From application to approval: how to get a personal loan that fits your needs
By Anna Davies
Reviewed by Kimberly Rotter
Apr 20, 2023 - Updated May 29, 2023
Read time: 5 min
Make sure to check your credit score and improve it if necessary to increase your chances of approval and get better rates.
Prepare the necessary documents, such as proof of income and employment, before applying for a personal loan to speed up the process.
Know your loan's terms, like interest rates and fees, to avoid problems and know how much you can pay.
Imagine you’re planning a road trip. You know your destination, and now all you need is gas in the tank. A personal loan can be like gas in the tank to help you reach your financial goals. It can give you the money you need to cover major expenses that come up.
We’re breaking down personal loans.
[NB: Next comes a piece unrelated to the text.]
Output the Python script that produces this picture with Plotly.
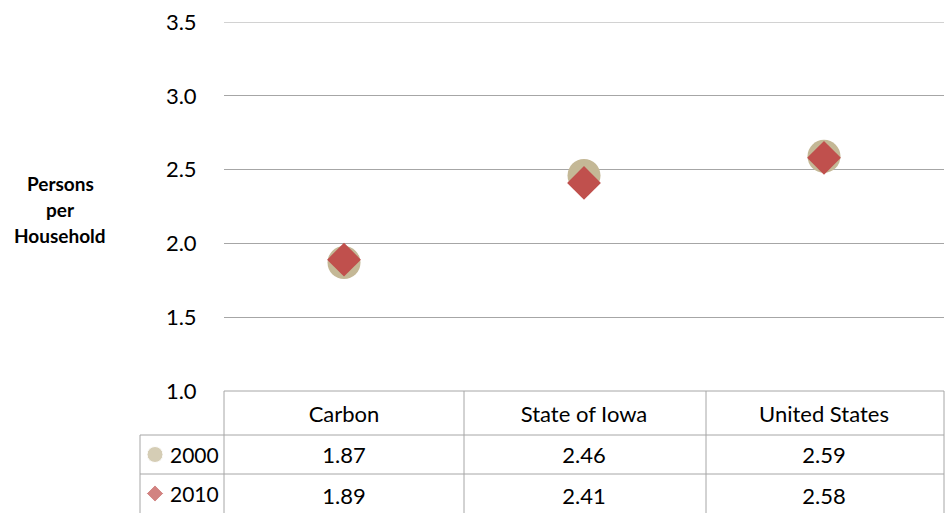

How they work, how to know if it’s the right choice, and what factors to consider if you decide to compare loans. Take a look.
How to determine whether you need a personal loan
First, here’s what we mean when we talk about personal loans.
A personal loan is given to you in a lump sum. You receive the full loan amount all at once when the loan is approved.
Most personal loans have a fixed interest rate. That means the loan’s cost won’t change for the life of the loan.
The payment amount is the same for the entire life of the loan, which helps you manage your monthly budget.
Most personal loans are unsecured, meaning you don’t have to sign over anything of value to the lender.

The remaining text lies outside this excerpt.